-- start --

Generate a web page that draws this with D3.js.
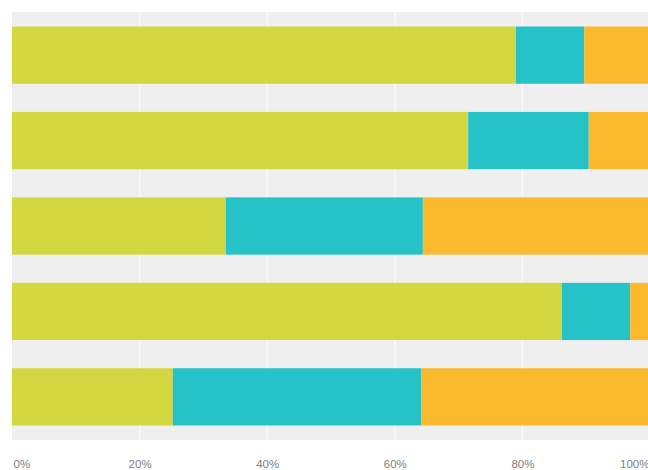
<!DOCTYPE html>
<html>
<head>
<meta charset="utf-8">
<script src="https://cdn.jsdelivr.net/npm/d3@7"></script>
<style>
  body { margin: 0; background: #fff; }
  svg { display: block; }
</style>
</head>
<body>
<svg id="chart" width="648" height="470"></svg>
<script>
// rows, top to bottom
const categories = ["Row 1", "Row 2", "Row 3", "Row 4", "Row 5"]
const seriesNames = ["first", "second", "third"]
const firstValues = [79, 71.5, 33.5, 86.2, 25.2]
const secondValues = [10.7, 18.9, 30.9, 10.7, 38.9]
const thirdValues = [10.3, 9.6, 35.6, 3.1, 35.9]
const colors = ["#d4d840", "#25c2c7", "#fbb92e"]
const tickValues = [0, 20, 40, 60, 80, 100]
const tickLabels = ["0%", "20%", "40%", "60%", "80%", "100%"]

const svg = d3.select("#chart")
const plotLeft = 12, plotRight = 650, plotTop = 12, plotBottom = 440

const x = d3.scaleLinear().domain([0, 100]).range([plotLeft, plotRight])
const y = d3.scaleBand().domain(categories).range([plotTop, plotBottom])
    .paddingInner(0.33).paddingOuter(0.17)

// table for stacking
const rows = categories.map((cat, i) => ({
    cat: cat,
    first: firstValues[i],
    second: secondValues[i],
    third: thirdValues[i]
}))
const stacked = d3.stack().keys(seriesNames)(rows)

// plot background
svg.append("rect")
    .attr("x", plotLeft).attr("y", plotTop)
    .attr("width", plotRight - plotLeft).attr("height", plotBottom - plotTop)
    .attr("fill", "#efefef")

// light vertical grid
svg.append("g")
    .selectAll("line")
    .data(tickValues.slice(1, -1))
    .join("line")
    .attr("x1", d => x(d)).attr("x2", d => x(d))
    .attr("y1", plotTop).attr("y2", plotBottom)
    .attr("stroke", "#f8f8f8")
    .attr("stroke-width", 1.5)

// bars
svg.append("g")
    .selectAll("g")
    .data(stacked)
    .join("g")
    .attr("fill", (d, i) => colors[i])
    .selectAll("rect")
    .data(d => d)
    .join("rect")
    .attr("x", d => x(d[0]))
    .attr("width", d => x(d[1]) - x(d[0]))
    .attr("y", d => y(d.data.cat))
    .attr("height", y.bandwidth())

// x axis labels
const axis = d3.axisBottom(x)
    .tickValues(tickValues)
    .tickFormat((d, i) => tickLabels[i])
    .tickSize(0)
    .tickPadding(0)

const axisG = svg.append("g")
    .attr("transform", "translate(0,460)")
    .call(axis)

axisG.select(".domain").remove()
axisG.selectAll("text")
    .attr("fill", "#808080")
    .attr("font-family", "Liberation Sans, Arial, sans-serif")
    .attr("font-size", 11.5)
    .attr("text-anchor", (d, i) => i === 0 ? "start" : (i === tickValues.length - 1 ? "end" : "middle"))
    .attr("dx", (d, i) => i === 0 ? 1 : (i === tickValues.length - 1 ? -1 : 0))
</script>
</body>
</html>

-- end --

Aim of the task |
Restate, line by line and word for word, everything from the top of the material through the line that contains "const plotLeft = 12, plotRight". Leave pictures out.

Response |
Generate a web page that draws this with D3.js.
<!DOCTYPE html>
<html>
<head>
<meta charset="utf-8">
<script src="https://cdn.jsdelivr.net/npm/d3@7"></script>
<style>
  body { margin: 0; background: #fff; }
  svg { display: block; }
</style>
</head>
<body>
<svg id="chart" width="648" height="470"></svg>
<script>
// rows, top to bottom
const categories = ["Row 1", "Row 2", "Row 3", "Row 4", "Row 5"]
const seriesNames = ["first", "second", "third"]
const firstValues = [79, 71.5, 33.5, 86.2, 25.2]
const secondValues = [10.7, 18.9, 30.9, 10.7, 38.9]
const thirdValues = [10.3, 9.6, 35.6, 3.1, 35.9]
const colors = ["#d4d840", "#25c2c7", "#fbb92e"]
const tickValues = [0, 20, 40, 60, 80, 100]
const tickLabels = ["0%", "20%", "40%", "60%", "80%", "100%"]

const svg = d3.select("#chart")
const plotLeft = 12, plotRight = 650, plotTop = 12, plotBottom = 440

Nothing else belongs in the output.